▸ The request:
Can all of these lines be returned exactly?

▸ Source excerpt:

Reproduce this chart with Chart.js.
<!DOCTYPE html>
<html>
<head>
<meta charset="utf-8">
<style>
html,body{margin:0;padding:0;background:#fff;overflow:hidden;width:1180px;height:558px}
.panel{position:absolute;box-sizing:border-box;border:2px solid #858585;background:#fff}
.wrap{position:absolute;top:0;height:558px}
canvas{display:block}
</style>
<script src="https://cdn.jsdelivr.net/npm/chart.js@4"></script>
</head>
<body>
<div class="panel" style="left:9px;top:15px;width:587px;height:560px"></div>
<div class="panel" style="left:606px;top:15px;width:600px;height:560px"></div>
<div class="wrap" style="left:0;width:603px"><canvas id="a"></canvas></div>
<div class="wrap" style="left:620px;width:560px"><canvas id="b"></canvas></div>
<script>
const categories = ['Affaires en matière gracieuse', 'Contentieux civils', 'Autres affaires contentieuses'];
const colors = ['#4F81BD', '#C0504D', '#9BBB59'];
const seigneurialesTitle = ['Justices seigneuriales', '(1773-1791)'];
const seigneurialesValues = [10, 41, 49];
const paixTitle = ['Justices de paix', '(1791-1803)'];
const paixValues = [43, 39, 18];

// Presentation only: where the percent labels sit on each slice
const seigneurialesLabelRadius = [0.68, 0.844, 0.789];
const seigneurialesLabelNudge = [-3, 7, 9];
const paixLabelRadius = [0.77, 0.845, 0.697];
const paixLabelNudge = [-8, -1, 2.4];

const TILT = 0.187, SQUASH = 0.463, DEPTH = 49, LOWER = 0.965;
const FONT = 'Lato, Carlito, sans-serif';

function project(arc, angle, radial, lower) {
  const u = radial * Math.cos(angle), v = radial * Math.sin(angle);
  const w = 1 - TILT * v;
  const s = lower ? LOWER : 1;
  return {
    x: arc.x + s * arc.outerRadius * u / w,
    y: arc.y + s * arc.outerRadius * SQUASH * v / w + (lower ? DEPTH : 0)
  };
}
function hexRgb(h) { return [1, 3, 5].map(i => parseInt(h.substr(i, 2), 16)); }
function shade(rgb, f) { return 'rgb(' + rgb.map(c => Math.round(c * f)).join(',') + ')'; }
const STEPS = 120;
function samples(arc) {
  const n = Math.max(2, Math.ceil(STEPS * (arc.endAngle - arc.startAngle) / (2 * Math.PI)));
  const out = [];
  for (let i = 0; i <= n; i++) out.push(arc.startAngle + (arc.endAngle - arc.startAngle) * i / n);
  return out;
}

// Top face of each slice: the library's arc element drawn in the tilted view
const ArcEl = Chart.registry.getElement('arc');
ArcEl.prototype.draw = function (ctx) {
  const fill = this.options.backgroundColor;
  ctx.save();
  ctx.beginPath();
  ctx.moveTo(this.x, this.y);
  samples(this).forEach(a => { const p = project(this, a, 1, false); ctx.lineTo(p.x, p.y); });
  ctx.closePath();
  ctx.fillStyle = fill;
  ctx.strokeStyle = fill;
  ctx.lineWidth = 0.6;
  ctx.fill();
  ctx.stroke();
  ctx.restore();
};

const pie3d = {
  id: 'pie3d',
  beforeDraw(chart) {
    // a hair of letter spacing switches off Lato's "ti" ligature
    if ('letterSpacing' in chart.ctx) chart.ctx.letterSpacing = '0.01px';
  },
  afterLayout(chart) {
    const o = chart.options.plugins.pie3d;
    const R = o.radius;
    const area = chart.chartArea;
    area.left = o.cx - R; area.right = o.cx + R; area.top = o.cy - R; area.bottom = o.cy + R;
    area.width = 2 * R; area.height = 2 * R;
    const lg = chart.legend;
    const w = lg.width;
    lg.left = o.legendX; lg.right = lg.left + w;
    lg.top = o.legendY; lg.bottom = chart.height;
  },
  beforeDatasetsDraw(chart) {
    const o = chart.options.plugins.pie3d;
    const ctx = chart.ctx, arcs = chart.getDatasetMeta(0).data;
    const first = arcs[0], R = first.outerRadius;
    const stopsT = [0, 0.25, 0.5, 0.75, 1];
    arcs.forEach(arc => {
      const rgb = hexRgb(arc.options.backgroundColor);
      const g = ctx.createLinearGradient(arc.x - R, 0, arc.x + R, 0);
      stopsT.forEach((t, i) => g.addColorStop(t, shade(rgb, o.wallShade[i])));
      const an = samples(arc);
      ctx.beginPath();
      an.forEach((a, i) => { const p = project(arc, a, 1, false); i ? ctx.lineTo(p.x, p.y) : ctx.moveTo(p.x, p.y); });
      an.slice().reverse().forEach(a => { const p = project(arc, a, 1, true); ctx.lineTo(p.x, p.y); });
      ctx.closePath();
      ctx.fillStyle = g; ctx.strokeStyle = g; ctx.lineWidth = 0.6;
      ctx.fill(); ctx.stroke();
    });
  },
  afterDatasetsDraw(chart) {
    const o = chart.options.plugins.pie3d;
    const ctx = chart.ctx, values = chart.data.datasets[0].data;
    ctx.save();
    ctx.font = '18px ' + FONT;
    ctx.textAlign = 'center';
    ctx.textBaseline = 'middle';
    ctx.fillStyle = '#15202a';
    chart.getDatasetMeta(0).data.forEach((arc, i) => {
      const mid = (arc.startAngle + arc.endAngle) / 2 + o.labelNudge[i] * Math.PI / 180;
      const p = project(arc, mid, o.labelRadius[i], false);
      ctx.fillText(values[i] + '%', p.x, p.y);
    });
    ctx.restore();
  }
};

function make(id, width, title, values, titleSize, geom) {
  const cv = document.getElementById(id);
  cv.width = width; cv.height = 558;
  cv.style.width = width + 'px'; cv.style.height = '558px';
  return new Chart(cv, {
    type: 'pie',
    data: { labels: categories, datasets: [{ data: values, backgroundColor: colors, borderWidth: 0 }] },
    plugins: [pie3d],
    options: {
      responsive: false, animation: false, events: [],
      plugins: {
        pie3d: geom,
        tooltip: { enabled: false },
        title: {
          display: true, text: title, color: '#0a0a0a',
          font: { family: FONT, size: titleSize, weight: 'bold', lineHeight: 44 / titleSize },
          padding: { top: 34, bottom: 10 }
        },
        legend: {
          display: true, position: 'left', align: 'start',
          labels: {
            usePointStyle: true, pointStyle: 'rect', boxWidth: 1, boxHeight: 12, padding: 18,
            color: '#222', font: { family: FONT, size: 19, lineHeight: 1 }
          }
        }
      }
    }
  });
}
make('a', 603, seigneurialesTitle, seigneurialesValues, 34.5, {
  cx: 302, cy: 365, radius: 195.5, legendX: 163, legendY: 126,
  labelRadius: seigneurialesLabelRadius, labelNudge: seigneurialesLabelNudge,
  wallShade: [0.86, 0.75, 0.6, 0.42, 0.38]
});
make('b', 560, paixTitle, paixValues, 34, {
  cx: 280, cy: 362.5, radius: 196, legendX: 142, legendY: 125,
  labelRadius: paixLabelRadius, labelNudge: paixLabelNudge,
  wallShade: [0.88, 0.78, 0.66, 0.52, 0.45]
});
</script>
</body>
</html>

▸ Full response:
Reproduce this chart with Chart.js.
<!DOCTYPE html>
<html>
<head>
<meta charset="utf-8">
<style>
html,body{margin:0;padding:0;background:#fff;overflow:hidden;width:1180px;height:558px}
.panel{position:absolute;box-sizing:border-box;border:2px solid #858585;background:#fff}
.wrap{position:absolute;top:0;height:558px}
canvas{display:block}
</style>
<script src="https://cdn.jsdelivr.net/npm/chart.js@4"></script>
</head>
<body>
<div class="panel" style="left:9px;top:15px;width:587px;height:560px"></div>
<div class="panel" style="left:606px;top:15px;width:600px;height:560px"></div>
<div class="wrap" style="left:0;width:603px"><canvas id="a"></canvas></div>
<div class="wrap" style="left:620px;width:560px"><canvas id="b"></canvas></div>
<script>
const categories = ['Affaires en matière gracieuse', 'Contentieux civils', 'Autres affaires contentieuses'];
const colors = ['#4F81BD', '#C0504D', '#9BBB59'];
const seigneurialesTitle = ['Justices seigneuriales', '(1773-1791)'];
const seigneurialesValues = [10, 41, 49];
const paixTitle = ['Justices de paix', '(1791-1803)'];
const paixValues = [43, 39, 18];

// Presentation only: where the percent labels sit on each slice
const seigneurialesLabelRadius = [0.68, 0.844, 0.789];
const seigneurialesLabelNudge = [-3, 7, 9];
const paixLabelRadius = [0.77, 0.845, 0.697];
const paixLabelNudge = [-8, -1, 2.4];

const TILT = 0.187, SQUASH = 0.463, DEPTH = 49, LOWER = 0.965;
const FONT = 'Lato, Carlito, sans-serif';

function project(arc, angle, radial, lower) {
  const u = radial * Math.cos(angle), v = radial * Math.sin(angle);
  const w = 1 - TILT * v;
  const s = lower ? LOWER : 1;
  return {
    x: arc.x + s * arc.outerRadius * u / w,
    y: arc.y + s * arc.outerRadius * SQUASH * v / w + (lower ? DEPTH : 0)
  };
}
function hexRgb(h) { return [1, 3, 5].map(i => parseInt(h.substr(i, 2), 16)); }
function shade(rgb, f) { return 'rgb(' + rgb.map(c => Math.round(c * f)).join(',') + ')'; }
const STEPS = 120;
function samples(arc) {
  const n = Math.max(2, Math.ceil(STEPS * (arc.endAngle - arc.startAngle) / (2 * Math.PI)));
  const out = [];
  for (let i = 0; i <= n; i++) out.push(arc.startAngle + (arc.endAngle - arc.startAngle) * i / n);
  return out;
}

// Top face of each slice: the library's arc element drawn in the tilted view
const ArcEl = Chart.registry.getElement('arc');
ArcEl.prototype.draw = function (ctx) {
  const fill = this.options.backgroundColor;
  ctx.save();
  ctx.beginPath();
  ctx.moveTo(this.x, this.y);
  samples(this).forEach(a => { const p = project(this, a, 1, false); ctx.lineTo(p.x, p.y); });
  ctx.closePath();
  ctx.fillStyle = fill;
  ctx.strokeStyle = fill;
  ctx.lineWidth = 0.6;
  ctx.fill();
  ctx.stroke();
  ctx.restore();
};

const pie3d = {
  id: 'pie3d',
  beforeDraw(chart) {
    // a hair of letter spacing switches off Lato's "ti" ligature
    if ('letterSpacing' in chart.ctx) chart.ctx.letterSpacing = '0.01px';
  },
  afterLayout(chart) {
    const o = chart.options.plugins.pie3d;
    const R = o.radius;
    const area = chart.chartArea;
    area.left = o.cx - R; area.right = o.cx + R; area.top = o.cy - R; area.bottom = o.cy + R;
    area.width = 2 * R; area.height = 2 * R;
    const lg = chart.legend;
    const w = lg.width;
    lg.left = o.legendX; lg.right = lg.left + w;
    lg.top = o.legendY; lg.bottom = chart.height;
  },
  beforeDatasetsDraw(chart) {
    const o = chart.options.plugins.pie3d;
    const ctx = chart.ctx, arcs = chart.getDatasetMeta(0).data;
    const first = arcs[0], R = first.outerRadius;
    const stopsT = [0, 0.25, 0.5, 0.75, 1];
    arcs.forEach(arc => {
      const rgb = hexRgb(arc.options.backgroundColor);
      const g = ctx.createLinearGradient(arc.x - R, 0, arc.x + R, 0);
      stopsT.forEach((t, i) => g.addColorStop(t, shade(rgb, o.wallShade[i])));
      const an = samples(arc);
      ctx.beginPath();
      an.forEach((a, i) => { const p = project(arc, a, 1, false); i ? ctx.lineTo(p.x, p.y) : ctx.moveTo(p.x, p.y); });
      an.slice().reverse().forEach(a => { const p = project(arc, a, 1, true); ctx.lineTo(p.x, p.y); });
      ctx.closePath();
      ctx.fillStyle = g; ctx.strokeStyle = g; ctx.lineWidth = 0.6;
      ctx.fill(); ctx.stroke();
    });
  },
  afterDatasetsDraw(chart) {
    const o = chart.options.plugins.pie3d;
    const ctx = chart.ctx, values = chart.data.datasets[0].data;
    ctx.save();
    ctx.font = '18px ' + FONT;
    ctx.textAlign = 'center';
    ctx.textBaseline = 'middle';
    ctx.fillStyle = '#15202a';
    chart.getDatasetMeta(0).data.forEach((arc, i) => {
      const mid = (arc.startAngle + arc.endAngle) / 2 + o.labelNudge[i] * Math.PI / 180;
      const p = project(arc, mid, o.labelRadius[i], false);
      ctx.fillText(values[i] + '%', p.x, p.y);
    });
    ctx.restore();
  }
};

function make(id, width, title, values, titleSize, geom) {
  const cv = document.getElementById(id);
  cv.width = width; cv.height = 558;
  cv.style.width = width + 'px'; cv.style.height = '558px';
  return new Chart(cv, {
    type: 'pie',
    data: { labels: categories, datasets: [{ data: values, backgroundColor: colors, borderWidth: 0 }] },
    plugins: [pie3d],
    options: {
      responsive: false, animation: false, events: [],
      plugins: {
        pie3d: geom,
        tooltip: { enabled: false },
        title: {
          display: true, text: title, color: '#0a0a0a',
          font: { family: FONT, size: titleSize, weight: 'bold', lineHeight: 44 / titleSize },
          padding: { top: 34, bottom: 10 }
        },
        legend: {
          display: true, position: 'left', align: 'start',
          labels: {
            usePointStyle: true, pointStyle: 'rect', boxWidth: 1, boxHeight: 12, padding: 18,
            color: '#222', font: { family: FONT, size: 19, lineHeight: 1 }
          }
        }
      }
    }
  });
}
make('a', 603, seigneurialesTitle, seigneurialesValues, 34.5, {
  cx: 302, cy: 365, radius: 195.5, legendX: 163, legendY: 126,
  labelRadius: seigneurialesLabelRadius, labelNudge: seigneurialesLabelNudge,
  wallShade: [0.86, 0.75, 0.6, 0.42, 0.38]
});
make('b', 560, paixTitle, paixValues, 34, {
  cx: 280, cy: 362.5, radius: 196, legendX: 142, legendY: 125,
  labelRadius: paixLabelRadius, labelNudge: paixLabelNudge,
  wallShade: [0.88, 0.78, 0.66, 0.52, 0.45]
});
</script>
</body>
</html>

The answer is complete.